Ghost Blues: The Story Of Rory Gallagher



Live At Rockpalast: 5 Concerts 1976 - 1980



Definitive Montreux Collection Live (1975 – 1994)




It is ironic that the older concert is the one on film and now in High Definition, but it was shot on 16mm film before film was being abandoned for lesser videotape (much the way it is now for somewhat lesser HD video) and the source holds up pretty well bringing out nuances of Gallagher you just cannot get out of any of the DVD releases.  For this show, his songs include:


Walk On Hot Coals

Tattoo'd Lady

Who's That Coming

A Million Miles Away

Going To My Home Town

Cradle Rock

As The Crow Flies

Hands Off

Bullfrog Blues


If I were going to recommend any release of his to start with, though the many DVDs have been rich in performances and rarities, this Blu-ray would now be at the top of my list.  Extras include the Rory Gallagher: Music Maker documentary by Bill Keating, In Your Town Japanese 1974 Tour home footage and feature length audio commentary track by Donal Gallagher and Gerry McAvoy.



The 1080p 1.78 X 1 digital High Definition image on the Connick disc looks good, but I was surprised just how clean, clear and stable it was with fine color and limited motion blur.  The result is one of the best new concert releases to date as far as playback is concerned.  The 1080i 1.78 X 1 digital High Definition image on Gallagher looks good, though I bet the source is 1.33 X 1 16mm and I wish an option to show the 1.33 frame was included.  It might have yielded better results.  Either way, this is the best concert disc picture wise both are likely to see on Blu-ray.  The 1.33 X 1 image on Prima is of old compiled footage that is second generation or more off of analog video, kinescopes and film, so only expect so much.  The newer on camera footage is shot on video.

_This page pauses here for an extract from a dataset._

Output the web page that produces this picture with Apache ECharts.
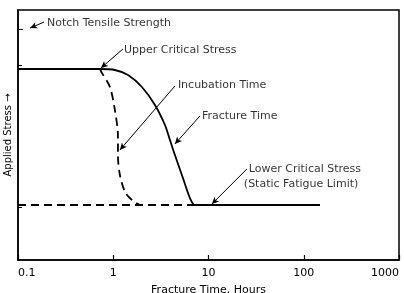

Sound options on Connick include the well-recorded and presented Dolby TrueHD 5.1 mix (96kHz/24-bit), plus decent, uncompressed LPCM 2.0 stereo mix (also 96kHz/24-bit), as well as a standard Dolby Digital 5.1 track at 640 kbps for older systems.  This is the first TrueHD mix I have encountered on a music release in a while and it sounds really good, though the format has lost big ground to DTS-MA, it is still very impressive when handled as well as it is here.  Prima has a Dolby Digital 2.0 Mono track that varies in quality with its old clips, but is uneven and shows the age of the sources.  Be careful of volume switching.  The DTS-HD MA (Master Audio) 5.1 mixes on Gallagher also shows its age, but fortunately, the concert was recorded well enough and you can hear this when comparing that mix to the Dolby Digital 5.1 and PCM 2.0 Stereo also included.  But it is nice when you can enjoy material that was archived well.